__DATA IN THIS EXERCISE__.

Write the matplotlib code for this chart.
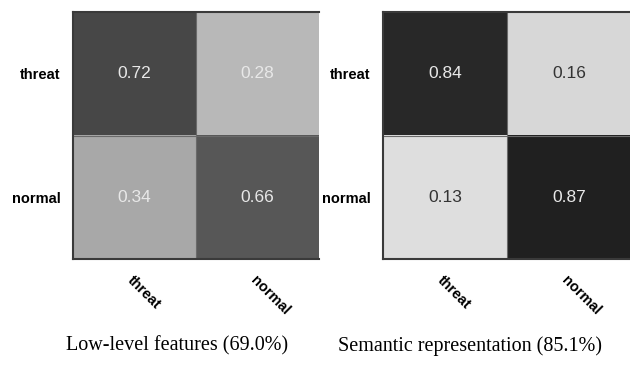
import matplotlib
matplotlib.use('Agg')
import matplotlib.pyplot as plt
import numpy as np

labels = ['threat', 'normal']
low_level = [[0.72, 0.28],
             [0.34, 0.66]]
semantic = [[0.84, 0.16],
            [0.13, 0.87]]
captions = ['Low-level features (69.0%)', 'Semantic representation (85.1%)']
caption_x = [177, 470]

plt.rcParams['font.family'] = ['Liberation Sans', 'DejaVu Sans']

fig = plt.figure(figsize=(6.3, 3.66), dpi=100)
W, H = 630.0, 366.0
boxes = [[73 / W, 107 / H, 246 / W, 247 / H],
         [383 / W, 107 / H, 248 / W, 247 / H]]

for box, cm, cap, cx in zip(boxes, [low_level, semantic], captions, caption_x):
    ax = fig.add_axes(box)
    cm = np.array(cm)
    ax.imshow(cm, cmap='gray_r', vmin=0, vmax=1, aspect='auto', interpolation='nearest')
    ax.axhline(0.5, color='#6a6a6a', lw=0.8)
    ax.axvline(0.5, color='#6a6a6a', lw=0.8)
    for i in range(2):
        for j in range(2):
            v = cm[i, j]
            c = '#e8e8e8' if v > 0.2 else '#333333'
            ax.text(j, i, '%.2f' % v, ha='center', va='center', fontsize=12.5, color=c)
    ax.set_xticks(range(2))
    ax.set_yticks(range(2))
    ax.set_yticklabels(labels, fontsize=10.5, fontweight='bold')
    ax.set_xticklabels(labels, fontsize=10.5, fontweight='bold', rotation=-45,
                       ha='left', va='top', rotation_mode='anchor')
    ax.tick_params(axis='y', length=0, pad=9)
    ax.tick_params(axis='x', length=0, pad=10)
    for s in ['left', 'top', 'bottom']:
        ax.spines[s].set_color('#3a3a3a')
        ax.spines[s].set_linewidth(1.5)
    ax.spines['right'].set_visible(False)
    fig.text(cx / W, 1 - 346 / H, cap, ha='center', va='center',
             fontsize=14.5, family='Liberation Serif')

fig.savefig('out.png', dpi=100)
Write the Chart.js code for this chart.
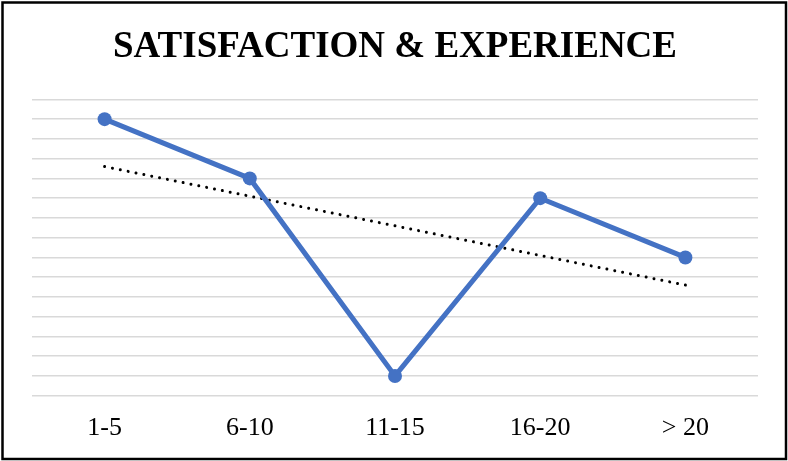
<!DOCTYPE html>
<html>
<head>
<meta charset="utf-8">
<script src="https://cdn.jsdelivr.net/npm/chart.js@4"></script>
<style>
  html, body { margin: 0; padding: 0; background: #fff; }
  #wrap { width: 788px; height: 461px; position: relative; }
</style>
</head>
<body>
<div id="wrap"><canvas id="c" width="788" height="461"></canvas></div>
<script>
// Years of experience groups and satisfaction scores
const categories = ['1-5', '6-10', '11-15', '16-20', '> 20'];
const satisfaction = [14, 11, 1, 10, 7];
// Linear trend endpoints (first and last group)
const trendEnds = [11.6, 5.6];
const yMin = 0, yMax = 15, yStep = 1;

const trendData = categories.map((_, i) =>
  i === 0 ? trendEnds[0] : (i === categories.length - 1 ? trendEnds[1] : null));

// Frame around the whole chart
const framePlugin = {
  id: 'frame',
  afterDraw(chart) {
    const ctx = chart.ctx;
    ctx.save();
    ctx.strokeStyle = '#000';
    ctx.lineWidth = 2.5;
    ctx.strokeRect(2.5, 2.5, chart.width - 4.5, chart.height - 4.5);
    ctx.restore();
  }
};

new Chart(document.getElementById('c'), {
  type: 'line',
  data: {
    labels: categories,
    datasets: [
      {
        label: 'Satisfaction',
        data: satisfaction,
        borderColor: '#4472C4',
        backgroundColor: '#4472C4',
        borderWidth: 5,
        pointRadius: 7,
        pointHoverRadius: 7,
        pointBackgroundColor: '#4472C4',
        pointBorderWidth: 0,
        tension: 0,
        order: 1
      },
      {
        label: 'Trend',
        data: trendData,
        spanGaps: true,
        borderColor: '#000',
        borderWidth: 3,
        borderDash: [0.01, 8],
        borderCapStyle: 'round',
        pointRadius: 0,
        tension: 0,
        order: 2
      }
    ]
  },
  options: {
    responsive: false,
    animation: false,
    devicePixelRatio: 1,
    layout: { padding: { left: 32, right: 30, top: 4, bottom: 0 } },
    plugins: {
      legend: { display: false },
      tooltip: { enabled: false },
      title: {
        display: true,
        text: 'SATISFACTION & EXPERIENCE',
        color: '#000',
        font: { family: 'Liberation Serif', size: 37, weight: 'bold' },
        padding: { top: 21, bottom: 30 }
      }
    },
    scales: {
      x: {
        offset: true,
        grid: { display: false, drawTicks: false },
        border: { display: false },
        ticks: {
          color: '#000',
          padding: 19,
          font: { family: 'Liberation Serif', size: 26, lineHeight: 1.05 }
        }
      },
      y: {
        min: yMin,
        max: yMax,
        grid: { color: '#d9d9d9', lineWidth: 1.5, drawTicks: false },
        border: { display: false },
        ticks: { display: false, stepSize: yStep }
      }
    }
  },
  plugins: [framePlugin]
});
</script>
</body>
</html>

__REQUIRED WORK__.
Transcribe each entry precisely as given, leaving the pictures out.

__WRITTEN ANSWER__.
Write the matplotlib code for this chart.
import matplotlib
matplotlib.use('Agg')
import matplotlib.pyplot as plt
import numpy as np

labels = ['threat', 'normal']
low_level = [[0.72, 0.28],
             [0.34, 0.66]]
semantic = [[0.84, 0.16],
            [0.13, 0.87]]
captions = ['Low-level features (69.0%)', 'Semantic representation (85.1%)']
caption_x = [177, 470]

plt.rcParams['font.family'] = ['Liberation Sans', 'DejaVu Sans']

fig = plt.figure(figsize=(6.3, 3.66), dpi=100)
W, H = 630.0, 366.0
boxes = [[73 / W, 107 / H, 246 / W, 247 / H],
         [383 / W, 107 / H, 248 / W, 247 / H]]

for box, cm, cap, cx in zip(boxes, [low_level, semantic], captions, caption_x):
    ax = fig.add_axes(box)
    cm = np.array(cm)
    ax.imshow(cm, cmap='gray_r', vmin=0, vmax=1, aspect='auto', interpolation='nearest')
    ax.axhline(0.5, color='#6a6a6a', lw=0.8)
    ax.axvline(0.5, color='#6a6a6a', lw=0.8)
    for i in range(2):
        for j in range(2):
            v = cm[i, j]
            c = '#e8e8e8' if v > 0.2 else '#333333'
            ax.text(j, i, '%.2f' % v, ha='center', va='center', fontsize=12.5, color=c)
    ax.set_xticks(range(2))
    ax.set_yticks(range(2))
    ax.set_yticklabels(labels, fontsize=10.5, fontweight='bold')
    ax.set_xticklabels(labels, fontsize=10.5, fontweight='bold', rotation=-45,
                       ha='left', va='top', rotation_mode='anchor')
    ax.tick_params(axis='y', length=0, pad=9)
    ax.tick_params(axis='x', length=0, pad=10)
    for s in ['left', 'top', 'bottom']:
        ax.spines[s].set_color('#3a3a3a')
        ax.spines[s].set_linewidth(1.5)
    ax.spines['right'].set_visible(False)
    fig.text(cx / W, 1 - 346 / H, cap, ha='center', va='center',
             fontsize=14.5, family='Liberation Serif')

fig.savefig('out.png', dpi=100)
Write the Chart.js code for this chart.
<!DOCTYPE html>
<html>
<head>
<meta charset="utf-8">
<script src="https://cdn.jsdelivr.net/npm/chart.js@4"></script>
<style>
  html, body { margin: 0; padding: 0; background: #fff; }
  #wrap { width: 788px; height: 461px; position: relative; }
</style>
</head>
<body>
<div id="wrap"><canvas id="c" width="788" height="461"></canvas></div>
<script>
// Years of experience groups and satisfaction scores
const categories = ['1-5', '6-10', '11-15', '16-20', '> 20'];
const satisfaction = [14, 11, 1, 10, 7];
// Linear trend endpoints (first and last group)
const trendEnds = [11.6, 5.6];
const yMin = 0, yMax = 15, yStep = 1;

const trendData = categories.map((_, i) =>
  i === 0 ? trendEnds[0] : (i === categories.length - 1 ? trendEnds[1] : null));

// Frame around the whole chart
const framePlugin = {
  id: 'frame',
  afterDraw(chart) {
    const ctx = chart.ctx;
    ctx.save();
    ctx.strokeStyle = '#000';
    ctx.lineWidth = 2.5;
    ctx.strokeRect(2.5, 2.5, chart.width - 4.5, chart.height - 4.5);
    ctx.restore();
  }
};

new Chart(document.getElementById('c'), {
  type: 'line',
  data: {
    labels: categories,
    datasets: [
      {
        label: 'Satisfaction',
        data: satisfaction,
        borderColor: '#4472C4',
        backgroundColor: '#4472C4',
        borderWidth: 5,
        pointRadius: 7,
        pointHoverRadius: 7,
        pointBackgroundColor: '#4472C4',
        pointBorderWidth: 0,
        tension: 0,
        order: 1
      },
      {
        label: 'Trend',
        data: trendData,
        spanGaps: true,
        borderColor: '#000',
        borderWidth: 3,
        borderDash: [0.01, 8],
        borderCapStyle: 'round',
        pointRadius: 0,
        tension: 0,
        order: 2
      }
    ]
  },
  options: {
    responsive: false,
    animation: false,
    devicePixelRatio: 1,
    layout: { padding: { left: 32, right: 30, top: 4, bottom: 0 } },
    plugins: {
      legend: { display: false },
      tooltip: { enabled: false },
      title: {
        display: true,
        text: 'SATISFACTION & EXPERIENCE',
        color: '#000',
        font: { family: 'Liberation Serif', size: 37, weight: 'bold' },
        padding: { top: 21, bottom: 30 }
      }
    },
    scales: {
      x: {
        offset: true,
        grid: { display: false, drawTicks: false },
        border: { display: false },
        ticks: {
          color: '#000',
          padding: 19,
          font: { family: 'Liberation Serif', size: 26, lineHeight: 1.05 }
        }
      },
      y: {
        min: yMin,
        max: yMax,
        grid: { color: '#d9d9d9', lineWidth: 1.5, drawTicks: false },
        border: { display: false },
        ticks: { display: false, stepSize: yStep }
      }
    }
  },
  plugins: [framePlugin]
});
</script>
</body>
</html>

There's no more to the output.